Rural youth are striving to become productive and connected individuals who are in charge of their own futures. That makes these elements an essential cornerstone of rural youth development.
The ability of young people to become productive individuals depends on several factors. First, where they live is hugely important – many social and economic factors may aid or hinder their progress. Second, their productivity hinges on their cognitive and non-cognitive skills.
Governments need to ensure social structures and attitudes help rural youth progress rather than hold them back. That is especially important for young rural women, who tend to lag behind. Governments also need to align all stakeholders in the educational system. This will help ensure youth get the knowledge and skills they need to become more productive.
Improved connectivity to people, markets, services, ideas and information create opportunities for rural youth to become more productive.

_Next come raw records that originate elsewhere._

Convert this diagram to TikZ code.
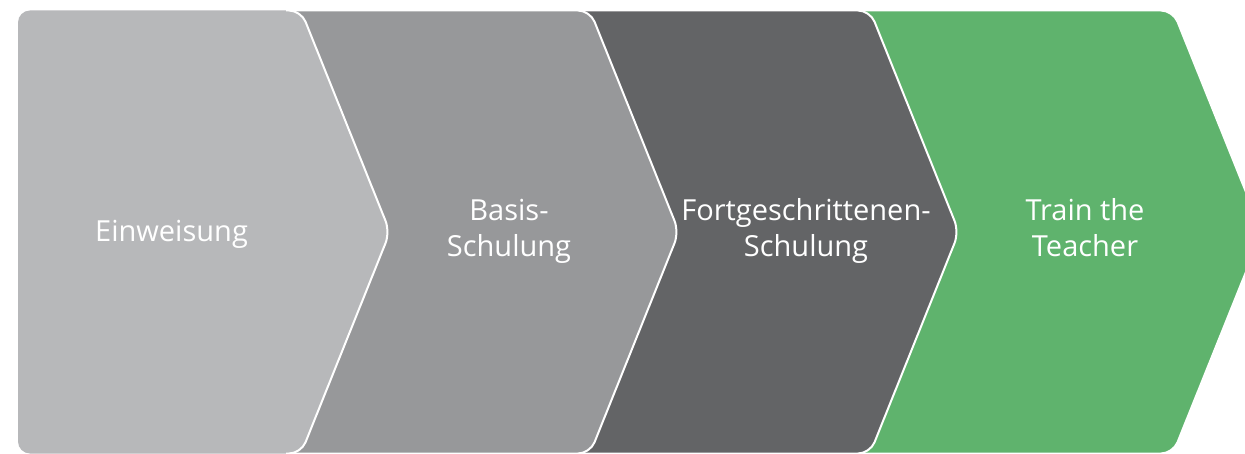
\documentclass[tikz,border=0pt]{standalone}
\usepackage{fontspec}
\setmainfont{Open Sans}
\definecolor{cone}{HTML}{B7B8BA}
\definecolor{ctwo}{HTML}{97989A}
\definecolor{cthree}{HTML}{636466}
\definecolor{cfour}{HTML}{5FB36D}
\tikzset{
  chev/.style={draw=white, line width=2pt, rounded corners=12pt, line join=round},
  lbl/.style={text=white, font=\fontsize{29}{36}\selectfont, align=center, anchor=base, inner sep=0pt}
}
\begin{document}
\begin{tikzpicture}[x=1pt,y=-1pt]
\useasboundingbox (0,0) rectangle (1245,454);
\clip (0,0) rectangle (1245,454);
\fill[white] (0,0) rectangle (1245,454);
% green (back)
\path[chev, fill=cfour] (850,10.5) -- (1173,10.5) -- (1262,232) -- (1173,453.5) -- (850,453.5) -- cycle;
\path[chev, fill=cthree] (560,10.5) -- (870,10.5) -- (959,232) -- (870,453.5) -- (560,453.5) -- cycle;
\path[chev, fill=ctwo] (280,10.5) -- (590,10.5) -- (679,232) -- (590,453.5) -- (280,453.5) -- cycle;
\path[rounded corners=12pt, fill=cone] (18,10.5) -- (301,10.5) -- (390,232) -- (301,453.5) -- (18,453.5) -- cycle;
\draw[draw=white, line width=2pt, rounded corners=12pt, line join=round] (286,10.5) -- (301,10.5) -- (390,232) -- (301,453.5) -- (286,453.5);
\node[lbl] (t1) at (171.5,242) {Einweisung};
\node[lbl] (t2) at (509,256.5) {Basis-\\Schulung};
\node[lbl] (t3) at (806,256.5) {Fortgeschrittenen-\\Schulung};
\node[lbl] (t4) at (1085,256.5) {Train the\\Teacher};
\end{tikzpicture}
\end{document}
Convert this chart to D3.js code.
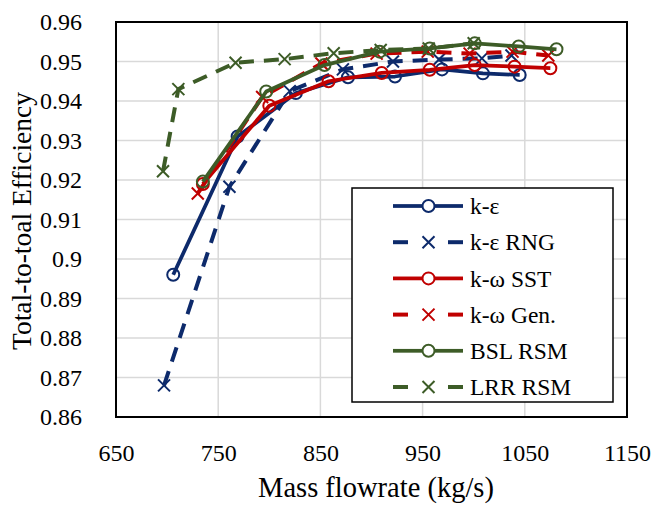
<!DOCTYPE html>
<html>
<head>
<meta charset="utf-8">
<script src="https://cdn.jsdelivr.net/npm/d3@7"></script>
<style>
  html, body { margin: 0; padding: 0; background: #fff; }
  svg { display: block; }
  svg text { font-family: "Liberation Serif", "Tinos", "Times New Roman", "DejaVu Serif", serif; }
</style>
</head>
<body>
<svg id="chart" width="655" height="506"></svg>
<script>
// ---- data ----
const seriesNames = ["k-ε", "k-ε RNG", "k-ω SST", "k-ω Gen.", "BSL RSM", "LRR RSM"];
const xKE    = [706, 769, 826, 877, 923, 969, 1009, 1045];
const yKE    = [0.896, 0.931, 0.942, 0.946, 0.9462, 0.948, 0.947, 0.9466];
const xKERNG = [697, 761, 820, 872, 921, 966, 1008, 1037];
const yKERNG = [0.868, 0.9183, 0.9425, 0.948, 0.950, 0.9505, 0.9508, 0.9515];
const xSST   = [735, 800, 858, 910, 957, 1001, 1040, 1075];
const ySST   = [0.919, 0.9388, 0.945, 0.9471, 0.9479, 0.9491, 0.9487, 0.9483];
const xGEN   = [730, 793, 851, 905, 955, 996, 1038, 1073];
const yGEN   = [0.9166, 0.941, 0.9495, 0.952, 0.9525, 0.952, 0.9525, 0.9515];
const xBSL   = [735, 797, 854, 908, 957, 1001, 1044, 1081];
const yBSL   = [0.9196, 0.9424, 0.9491, 0.9525, 0.9533, 0.9546, 0.9538, 0.9531];
const xLRR   = [696, 711, 767, 815, 863, 909, 956, 1000];
const yLRR   = [0.9222, 0.943, 0.9497, 0.9506, 0.9521, 0.9529, 0.9533, 0.9546];
const xTicks = [650, 750, 850, 950, 1050, 1150];
const yTicks = [0.86, 0.87, 0.88, 0.89, 0.9, 0.91, 0.92, 0.93, 0.94, 0.95, 0.96];
const xTitle = "Mass flowrate (kg/s)";
const yTitle = "Total-to-toal Efficiency";

const navy = "#0d2a6b", red = "#c00000", green = "#3d5c27";
const series = [
  { name: seriesNames[0], x: xKE,    y: yKE,    color: navy,  dashed: false, marker: "circle" },
  { name: seriesNames[1], x: xKERNG, y: yKERNG, color: navy,  dashed: true,  marker: "x" },
  { name: seriesNames[2], x: xSST,   y: ySST,   color: red,   dashed: false, marker: "circle" },
  { name: seriesNames[3], x: xGEN,   y: yGEN,   color: red,   dashed: true,  marker: "x" },
  { name: seriesNames[4], x: xBSL,   y: yBSL,   color: green, dashed: false, marker: "circle" },
  { name: seriesNames[5], x: xLRR,   y: yLRR,   color: green, dashed: true,  marker: "x" }
];

// ---- layout ----
const svg = d3.select("#chart");
const L = 116, T = 22, W = 511, H = 395;
const xScale = d3.scaleLinear().domain([650, 1150]).range([L, L + W]);
const yScale = d3.scaleLinear().domain([0.86, 0.96]).range([T + H, T]);

// grid
const grid = svg.append("g");
grid.selectAll("line.v").data(xTicks.slice(1, -1)).join("line")
  .attr("x1", d => xScale(d)).attr("x2", d => xScale(d))
  .attr("y1", T).attr("y2", T + H)
  .attr("stroke", "#d9d9d9").attr("stroke-width", 1.5);
grid.selectAll("line.h").data(yTicks.slice(1, -1)).join("line")
  .attr("y1", d => yScale(d)).attr("y2", d => yScale(d))
  .attr("x1", L).attr("x2", L + W)
  .attr("stroke", "#d9d9d9").attr("stroke-width", 1.5);

// axes (labels only)
const tickFont = 24;
const xAxis = d3.axisBottom(xScale).tickValues(xTicks).tickSize(0).tickPadding(0).tickFormat(d3.format("d"));
const gx = svg.append("g").attr("transform", `translate(0,${T + H})`).call(xAxis);
gx.attr("font-family", null);
gx.select(".domain").remove();
gx.selectAll("text").attr("font-size", tickFont).attr("fill", "#000")
  .attr("dy", null).attr("y", 44);

const yAxis = d3.axisLeft(yScale).tickValues(yTicks).tickSize(0).tickPadding(0).tickFormat(d => String(+d.toFixed(2)));
const gy = svg.append("g").attr("transform", `translate(82,0)`).call(yAxis);
gy.attr("font-family", null);
gy.select(".domain").remove();
gy.selectAll("text").attr("font-size", tickFont).attr("fill", "#000")
  .attr("x", 0).attr("dy", "0.33em");

// plot border
svg.append("rect").attr("x", L).attr("y", T).attr("width", W).attr("height", H)
  .attr("fill", "none").attr("stroke", "#000").attr("stroke-width", 2);

// series
const line = d3.line();
const markerSize = 6;
function drawMarker(g, type, cx, cy, color) {
  if (type === "circle") {
    g.append("circle").attr("cx", cx).attr("cy", cy).attr("r", markerSize)
      .attr("fill", "none").attr("stroke", color).attr("stroke-width", 2);
  } else {
    const s = markerSize;
    g.append("path").attr("d", `M${cx - s},${cy - s}L${cx + s},${cy + s}M${cx - s},${cy + s}L${cx + s},${cy - s}`)
      .attr("fill", "none").attr("stroke", color).attr("stroke-width", 2);
  }
}
series.forEach(s => {
  const g = svg.append("g");
  const pts = s.x.map((xv, i) => [xScale(xv), yScale(s.y[i])]);
  g.append("path").attr("d", line(pts)).attr("fill", "none")
    .attr("stroke", s.color).attr("stroke-width", s.dashed ? 4 : 3.75)
    .attr("stroke-dasharray", s.dashed ? "15,10" : null)
    .attr("stroke-linejoin", "round");
  pts.forEach(p => drawMarker(g, s.marker, p[0], p[1], s.color));
});

// legend
const lg = svg.append("g");
lg.append("rect").attr("x", 352).attr("y", 188).attr("width", 261).attr("height", 214)
  .attr("fill", "#fff").attr("stroke", "#000").attr("stroke-width", 1.5);
series.forEach((s, i) => {
  const cy = 206 + i * 36.2;
  const x1 = 393, x2 = 463, xm = 428.5;
  if (s.dashed) {
    lg.append("line").attr("x1", x1).attr("x2", x1 + 15).attr("y1", cy).attr("y2", cy)
      .attr("stroke", s.color).attr("stroke-width", 4);
    lg.append("line").attr("x1", x2 - 15).attr("x2", x2).attr("y1", cy).attr("y2", cy)
      .attr("stroke", s.color).attr("stroke-width", 4);
  } else {
    lg.append("line").attr("x1", x1).attr("x2", xm - markerSize).attr("y1", cy).attr("y2", cy)
      .attr("stroke", s.color).attr("stroke-width", 3.75);
    lg.append("line").attr("x1", xm + markerSize).attr("x2", x2).attr("y1", cy).attr("y2", cy)
      .attr("stroke", s.color).attr("stroke-width", 3.75);
  }
  drawMarker(lg, s.marker, xm, cy, s.color);
  lg.append("text").attr("x", 470).attr("y", cy).attr("dy", "0.35em")
    .attr("font-size", 23.5).attr("fill", "#000").text(s.name);
});

// axis titles
svg.append("text").attr("x", 376).attr("y", 497).attr("text-anchor", "middle")
  .attr("font-size", 28.5).attr("fill", "#000").text(xTitle);
svg.append("text").attr("transform", `translate(21,221) rotate(-90)`).attr("text-anchor", "middle")
  .attr("dy", "0.35em").attr("font-size", 27.5).attr("fill", "#000").text(yTitle);
</script>
</body>
</html>
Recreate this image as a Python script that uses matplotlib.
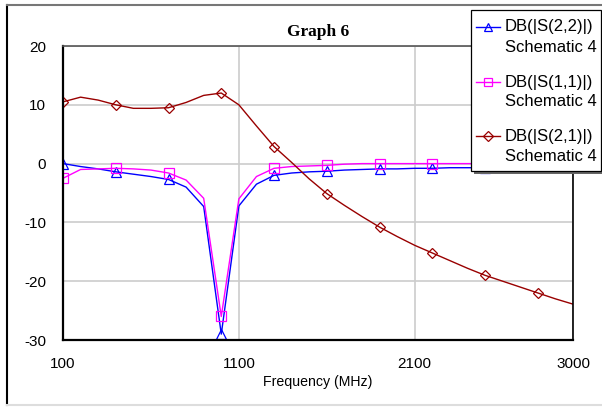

When rural areas have better information and transport links to markets, everyone's opportunities widen, including for rural youth. Greater connectivity also offers them a way to build and strengthen their social and human capital, develop skills and boost their self-confidence. As a result, their sense of agency and productivity increase.
Rural youth tend to be less in-charge of their lives compared to adults and urban youth. That’s especially true for young women, who may be constrained by the expectations of their family and society. Likewise, rural youth facing multiple layers of exclusion may find it challenging to harness today's rapid pace of change to enhance their agency.
It is important to pay special attention to the setting in which rural youth live. What factors determine the potential productivity and connectivity of the national, local and family settings they live in? Secondly, what are the particular constraints with young people’s transition from youth and dependence to adulthood and greater independence?
An effective rural youth policy and investment agenda must address the three factors of productivity, connectivity and agency, which are mutually reinforcing. It must identify the specific challenges for youth, and then develop the policies and programmes to help them.